## WHAT THE EXERCISE ASKS:
With the pictures left out, copy the listing below exactly.

## SOURCE DATA:
-*-
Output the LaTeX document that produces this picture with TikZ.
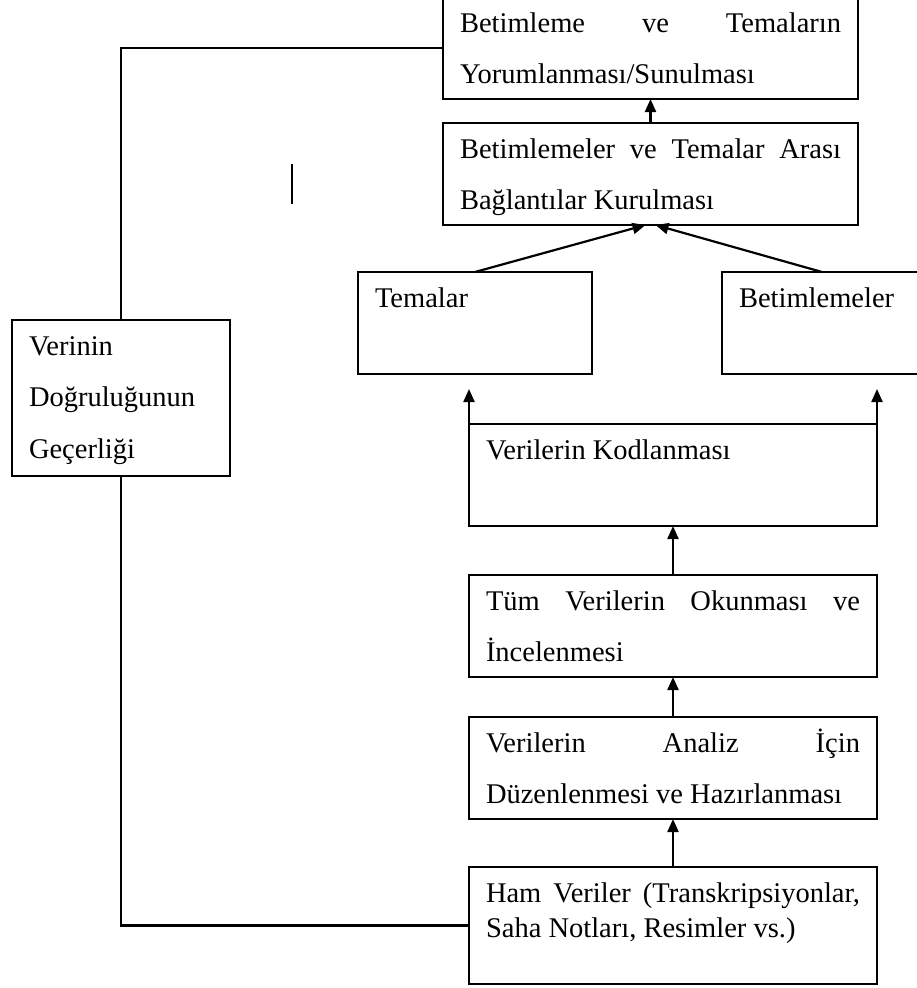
\documentclass[tikz,border=0pt]{standalone}
\usepackage{fontspec}
\setmainfont{Liberation Serif}
\usetikzlibrary{arrows.meta}
\hyphenpenalty=10000
\exhyphenpenalty=10000

\begin{document}
\begin{tikzpicture}[x=1pt, y=-1pt,
    stagebox/.style={draw, line width=2.2pt, anchor=north west, outer sep=0pt,
      inner xsep=17pt, inner ysep=0pt, text height=35pt, text depth=67pt,
      align=justify, font=\fontsize{28.5}{51.5}\selectfont},
    wide/.style={text width=374pt},
    link/.style={line width=2.2pt},
    flow/.style={line width=2.2pt, -{Triangle[length=13pt,width=11pt]}}]
    \useasboundingbox (0,0) rectangle (917,988);
    \clip (0,0) rectangle (917,988);
    % top of the chain
    \node[stagebox, text width=381pt] (yorum) at (443,-3)
      {Betimleme ve Temaların\linebreak Yorumlanması/Sunulması};
    \node[stagebox, text width=381pt] (baglanti) at (443,123)
      {Betimlemeler ve Temalar Arası\linebreak Bağlantılar Kurulması};
    \node[stagebox, text width=200pt] (temalar) at (358,272) {Temalar};
    \node[stagebox, text width=166pt] (betim) at (722,272) {Betimlemeler};
    % data steps
    \node[stagebox, wide] (kod) at (469,424) {Verilerin Kodlanması};
    \node[stagebox, wide] (tum) at (469,575)
      {Tüm Verilerin Okunması ve\linebreak İncelenmesi};
    \node[stagebox, wide] (duzen) at (469,717)
      {Verilerin Analiz İçin\linebreak Düzenlenmesi ve Hazırlanması};
    \node[stagebox, wide, text depth=82pt, font=\fontsize{28.5}{35}\selectfont] (ham) at (469,867)
      {Ham Veriler (Transkripsiyonlar,\linebreak Saha Notları, Resimler vs.)};
    % validity box on the left
    \node[stagebox, text width=184pt, text depth=121pt, align=left] (verinin) at (12,320)
      {Verinin\\Doğruluğunun\\Geçerliği};
    \coordinate (kodL) at ([yshift=35pt]kod.north west);
    \coordinate (kodR) at ([yshift=35pt]kod.north east);
    % arrows
    \draw[flow] (baglanti.north) -- (yorum.south);
    \draw[flow] (temalar.north) -- ([xshift=-5pt]baglanti.south);
    \draw[flow] (betim.north) -- ([xshift=5pt]baglanti.south);
    \draw[flow] (kod.north west) -- (kodL);
    \draw[flow] (kod.north east) -- (kodR);
    \draw[flow] (tum.north) -- (kod.south);
    \draw[flow] (duzen.north) -- (tum.south);
    \draw[flow] (ham.north) -- (duzen.south);
    % left loop
    \draw[link] (yorum.west) -| (verinin.north);
    \draw[link] (verinin.south) |- (ham.west);
    % stray mark
    \draw[line width=2.5pt] (292,164) -- (292,204);
\end{tikzpicture}
\end{document}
-*-
## RESPONSE BELOW:
Output the LaTeX document that produces this picture with TikZ.
\documentclass[tikz,border=0pt]{standalone}
\usepackage{fontspec}
\setmainfont{Liberation Serif}
\usetikzlibrary{arrows.meta}
\hyphenpenalty=10000
\exhyphenpenalty=10000

\begin{document}
\begin{tikzpicture}[x=1pt, y=-1pt,
    stagebox/.style={draw, line width=2.2pt, anchor=north west, outer sep=0pt,
      inner xsep=17pt, inner ysep=0pt, text height=35pt, text depth=67pt,
      align=justify, font=\fontsize{28.5}{51.5}\selectfont},
    wide/.style={text width=374pt},
    link/.style={line width=2.2pt},
    flow/.style={line width=2.2pt, -{Triangle[length=13pt,width=11pt]}}]
    \useasboundingbox (0,0) rectangle (917,988);
    \clip (0,0) rectangle (917,988);
    % top of the chain
    \node[stagebox, text width=381pt] (yorum) at (443,-3)
      {Betimleme ve Temaların\linebreak Yorumlanması/Sunulması};
    \node[stagebox, text width=381pt] (baglanti) at (443,123)
      {Betimlemeler ve Temalar Arası\linebreak Bağlantılar Kurulması};
    \node[stagebox, text width=200pt] (temalar) at (358,272) {Temalar};
    \node[stagebox, text width=166pt] (betim) at (722,272) {Betimlemeler};
    % data steps
    \node[stagebox, wide] (kod) at (469,424) {Verilerin Kodlanması};
    \node[stagebox, wide] (tum) at (469,575)
      {Tüm Verilerin Okunması ve\linebreak İncelenmesi};
    \node[stagebox, wide] (duzen) at (469,717)
      {Verilerin Analiz İçin\linebreak Düzenlenmesi ve Hazırlanması};
    \node[stagebox, wide, text depth=82pt, font=\fontsize{28.5}{35}\selectfont] (ham) at (469,867)
      {Ham Veriler (Transkripsiyonlar,\linebreak Saha Notları, Resimler vs.)};
    % validity box on the left
    \node[stagebox, text width=184pt, text depth=121pt, align=left] (verinin) at (12,320)
      {Verinin\\Doğruluğunun\\Geçerliği};
    \coordinate (kodL) at ([yshift=35pt]kod.north west);
    \coordinate (kodR) at ([yshift=35pt]kod.north east);
    % arrows
    \draw[flow] (baglanti.north) -- (yorum.south);
    \draw[flow] (temalar.north) -- ([xshift=-5pt]baglanti.south);
    \draw[flow] (betim.north) -- ([xshift=5pt]baglanti.south);
    \draw[flow] (kod.north west) -- (kodL);
    \draw[flow] (kod.north east) -- (kodR);
    \draw[flow] (tum.north) -- (kod.south);
    \draw[flow] (duzen.north) -- (tum.south);
    \draw[flow] (ham.north) -- (duzen.south);
    % left loop
    \draw[link] (yorum.west) -| (verinin.north);
    \draw[link] (verinin.south) |- (ham.west);
    % stray mark
    \draw[line width=2.5pt] (292,164) -- (292,204);
\end{tikzpicture}
\end{document}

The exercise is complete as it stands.